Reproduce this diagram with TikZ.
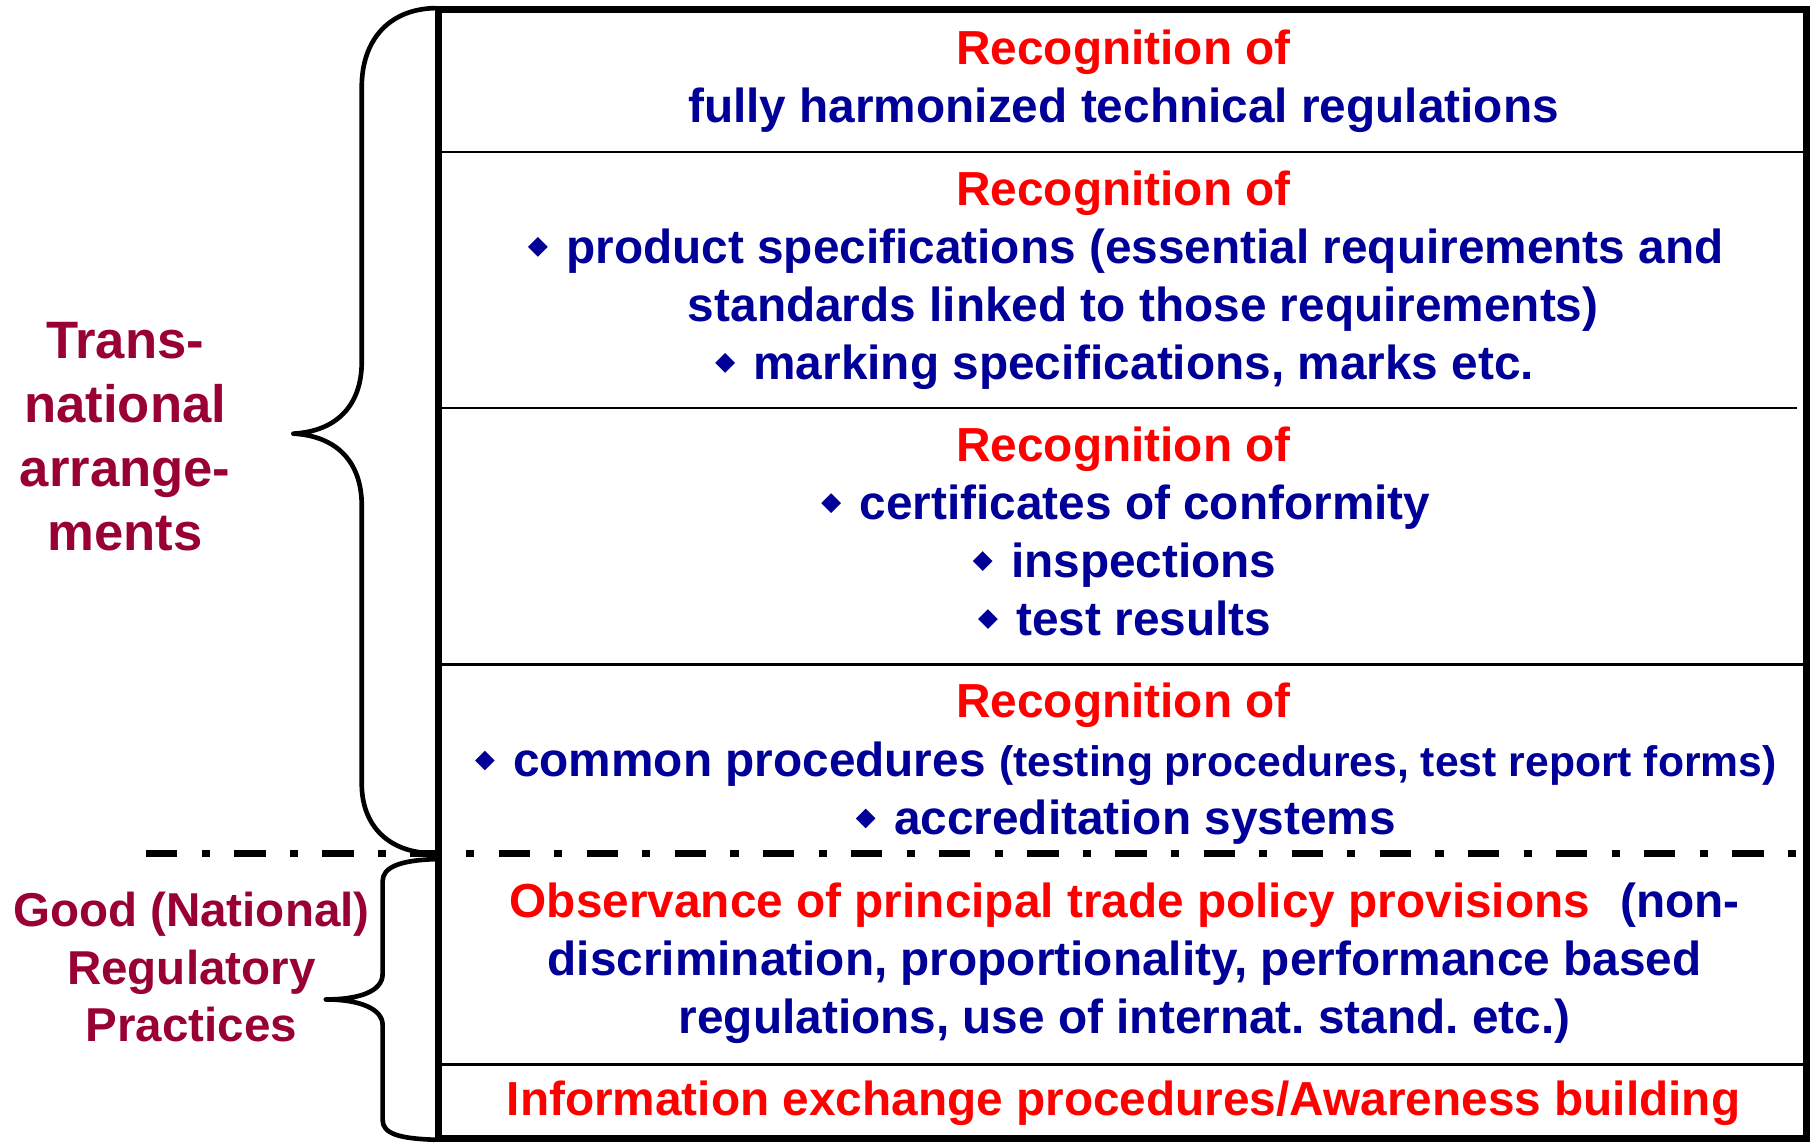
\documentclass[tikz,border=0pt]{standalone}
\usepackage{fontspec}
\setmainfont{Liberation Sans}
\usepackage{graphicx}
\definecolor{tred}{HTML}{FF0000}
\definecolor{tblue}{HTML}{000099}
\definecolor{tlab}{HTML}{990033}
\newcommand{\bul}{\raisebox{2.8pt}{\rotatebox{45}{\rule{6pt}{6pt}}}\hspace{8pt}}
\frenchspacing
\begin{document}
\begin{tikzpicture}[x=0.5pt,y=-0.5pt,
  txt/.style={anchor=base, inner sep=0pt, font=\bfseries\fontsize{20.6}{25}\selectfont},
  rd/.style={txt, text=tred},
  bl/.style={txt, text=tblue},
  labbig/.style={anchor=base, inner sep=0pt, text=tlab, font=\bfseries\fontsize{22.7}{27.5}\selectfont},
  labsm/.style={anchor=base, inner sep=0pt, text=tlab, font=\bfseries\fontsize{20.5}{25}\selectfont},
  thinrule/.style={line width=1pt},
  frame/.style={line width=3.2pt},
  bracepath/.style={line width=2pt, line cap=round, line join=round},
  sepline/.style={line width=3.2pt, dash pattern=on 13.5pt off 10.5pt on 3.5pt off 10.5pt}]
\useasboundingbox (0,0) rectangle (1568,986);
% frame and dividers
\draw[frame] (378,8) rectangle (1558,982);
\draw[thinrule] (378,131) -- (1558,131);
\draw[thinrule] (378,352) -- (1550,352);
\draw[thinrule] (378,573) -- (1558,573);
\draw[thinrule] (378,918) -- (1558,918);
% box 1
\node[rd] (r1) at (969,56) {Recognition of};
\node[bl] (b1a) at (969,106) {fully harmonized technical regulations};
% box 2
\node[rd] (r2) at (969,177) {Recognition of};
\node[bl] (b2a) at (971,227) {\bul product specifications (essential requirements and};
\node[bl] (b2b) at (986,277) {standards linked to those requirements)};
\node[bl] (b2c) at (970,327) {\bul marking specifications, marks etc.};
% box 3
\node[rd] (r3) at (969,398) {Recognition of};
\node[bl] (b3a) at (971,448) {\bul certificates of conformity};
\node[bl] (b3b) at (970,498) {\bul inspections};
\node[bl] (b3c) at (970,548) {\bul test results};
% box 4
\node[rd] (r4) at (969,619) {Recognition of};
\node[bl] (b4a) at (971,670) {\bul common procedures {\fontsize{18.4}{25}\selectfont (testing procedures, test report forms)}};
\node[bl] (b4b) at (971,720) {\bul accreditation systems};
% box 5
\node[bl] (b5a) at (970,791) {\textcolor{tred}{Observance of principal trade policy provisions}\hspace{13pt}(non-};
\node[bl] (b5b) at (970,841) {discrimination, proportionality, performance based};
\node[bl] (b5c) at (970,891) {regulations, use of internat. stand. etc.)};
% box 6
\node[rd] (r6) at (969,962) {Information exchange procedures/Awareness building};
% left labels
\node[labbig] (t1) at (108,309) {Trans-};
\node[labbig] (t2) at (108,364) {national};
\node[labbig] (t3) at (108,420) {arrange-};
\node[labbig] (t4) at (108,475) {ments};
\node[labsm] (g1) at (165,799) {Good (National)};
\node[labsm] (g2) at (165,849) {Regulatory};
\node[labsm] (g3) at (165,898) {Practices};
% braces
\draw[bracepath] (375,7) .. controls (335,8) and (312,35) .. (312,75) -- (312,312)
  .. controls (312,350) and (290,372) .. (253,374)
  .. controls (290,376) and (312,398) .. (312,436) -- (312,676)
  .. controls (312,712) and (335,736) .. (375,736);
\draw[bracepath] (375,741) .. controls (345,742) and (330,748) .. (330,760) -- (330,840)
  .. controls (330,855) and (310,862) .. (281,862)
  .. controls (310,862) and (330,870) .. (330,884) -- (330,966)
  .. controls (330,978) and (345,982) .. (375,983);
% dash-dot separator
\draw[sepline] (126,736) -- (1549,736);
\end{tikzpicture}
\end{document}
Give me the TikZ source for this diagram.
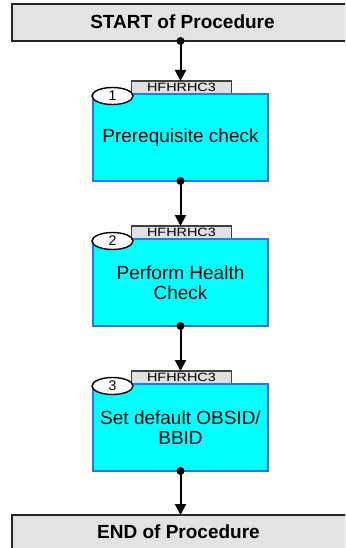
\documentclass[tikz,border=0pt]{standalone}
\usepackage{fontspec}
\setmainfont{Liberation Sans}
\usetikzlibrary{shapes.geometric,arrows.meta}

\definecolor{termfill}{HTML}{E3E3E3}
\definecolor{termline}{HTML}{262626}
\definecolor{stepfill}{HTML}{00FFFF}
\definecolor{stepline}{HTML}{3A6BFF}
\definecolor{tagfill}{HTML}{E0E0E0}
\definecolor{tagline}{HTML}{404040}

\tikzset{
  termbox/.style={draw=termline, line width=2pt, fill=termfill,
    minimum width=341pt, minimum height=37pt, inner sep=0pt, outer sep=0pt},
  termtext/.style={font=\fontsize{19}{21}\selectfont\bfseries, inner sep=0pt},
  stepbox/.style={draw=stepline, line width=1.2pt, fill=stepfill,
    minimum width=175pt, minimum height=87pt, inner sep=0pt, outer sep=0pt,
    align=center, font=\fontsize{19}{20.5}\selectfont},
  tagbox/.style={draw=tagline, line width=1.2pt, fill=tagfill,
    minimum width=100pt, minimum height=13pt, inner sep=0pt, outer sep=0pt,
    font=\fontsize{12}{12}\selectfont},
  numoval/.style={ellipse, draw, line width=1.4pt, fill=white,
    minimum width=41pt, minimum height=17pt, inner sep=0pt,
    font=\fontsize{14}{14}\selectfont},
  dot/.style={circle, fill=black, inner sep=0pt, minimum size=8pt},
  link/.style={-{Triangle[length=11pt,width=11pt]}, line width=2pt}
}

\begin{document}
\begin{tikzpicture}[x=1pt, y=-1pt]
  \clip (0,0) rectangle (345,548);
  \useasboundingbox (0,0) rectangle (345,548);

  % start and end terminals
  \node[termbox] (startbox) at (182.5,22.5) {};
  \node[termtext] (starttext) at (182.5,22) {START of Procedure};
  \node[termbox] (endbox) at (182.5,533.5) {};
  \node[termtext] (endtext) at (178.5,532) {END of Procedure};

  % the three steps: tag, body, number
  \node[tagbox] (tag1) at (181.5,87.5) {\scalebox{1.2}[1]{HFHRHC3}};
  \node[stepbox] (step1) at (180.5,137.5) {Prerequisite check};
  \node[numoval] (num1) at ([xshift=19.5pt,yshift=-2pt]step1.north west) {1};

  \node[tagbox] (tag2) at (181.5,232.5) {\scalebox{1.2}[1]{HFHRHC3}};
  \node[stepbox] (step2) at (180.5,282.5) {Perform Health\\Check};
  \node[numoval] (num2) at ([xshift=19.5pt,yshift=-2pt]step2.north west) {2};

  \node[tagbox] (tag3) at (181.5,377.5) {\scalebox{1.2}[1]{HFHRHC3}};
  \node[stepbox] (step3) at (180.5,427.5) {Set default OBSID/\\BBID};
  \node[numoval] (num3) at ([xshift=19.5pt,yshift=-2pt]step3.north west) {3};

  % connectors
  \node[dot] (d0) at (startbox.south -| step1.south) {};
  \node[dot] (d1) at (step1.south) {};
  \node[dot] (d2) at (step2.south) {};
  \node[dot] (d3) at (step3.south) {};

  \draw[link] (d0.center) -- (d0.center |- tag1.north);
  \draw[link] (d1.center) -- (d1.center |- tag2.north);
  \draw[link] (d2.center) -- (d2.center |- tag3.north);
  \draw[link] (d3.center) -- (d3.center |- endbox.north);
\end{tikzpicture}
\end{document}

☆ ☆ ☆ ☆ ☆ ☆ ☆

Exercise task: Your answer should be a single number: the count of lines in the listing that contain the word "diagram".

Full response: 2